Closed ericnost closed 4 years ago
Related to #48
Related, the code in block 10 itself could be optimized:
echo_row = pd.DataFrame(echo_data.loc[reg_id].copy()).T.reset_index() # Find and filter to the corresponding row in ECHO_EXPORTER
echo_row = echo_row[['FAC_NAME', 'FAC_LAT', 'FAC_LONG']] # Keep only the columns we need
program_row = pd.DataFrame([list(fac)[1:]], columns=program_data.columns.values) # Turn the program_data tuple into a DataFrame
full_row = pd.concat([program_row, echo_row], axis=1) # Join the EE row df and the program row df
frames = [my_prog_data, full_row]
my_prog_data = pd.concat( frames, ignore_index=False)

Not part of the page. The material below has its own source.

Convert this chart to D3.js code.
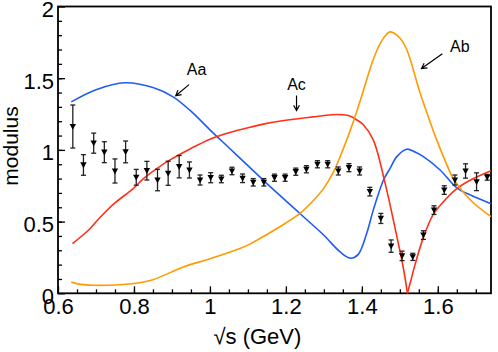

Though Steve said it was elegant :) it's actually creating a lot of unnecessary data frames and .concat
is slow.
I moved the Sunrise notebook's version of this to a utilities file. Could be worth implementing that here.
For instance, it took me 10 minutes to pull Water Quality Violation data for LA-2 using the existing code.
It took 1.5 minutes to do so using this:
my_prog_data=[]
...
e=echo_data.loc[echo_data.index==reg_id].copy()[['FAC_NAME', 'FAC_LAT', 'FAC_LONG', 'DFR_URL']].to_dict('index')
e = e[reg_id] # remove indexer
p = fac._asdict()
e.update(p)
my_prog_data.append(e)
...
pd.DataFrame(my_prog_data)
(Difference may be in part just the database's ability to respond at the moment)
Definitely move this, probably into make_data_sets.py.
The code in block 10, for getting program-specific data, could be moved to a utilities file.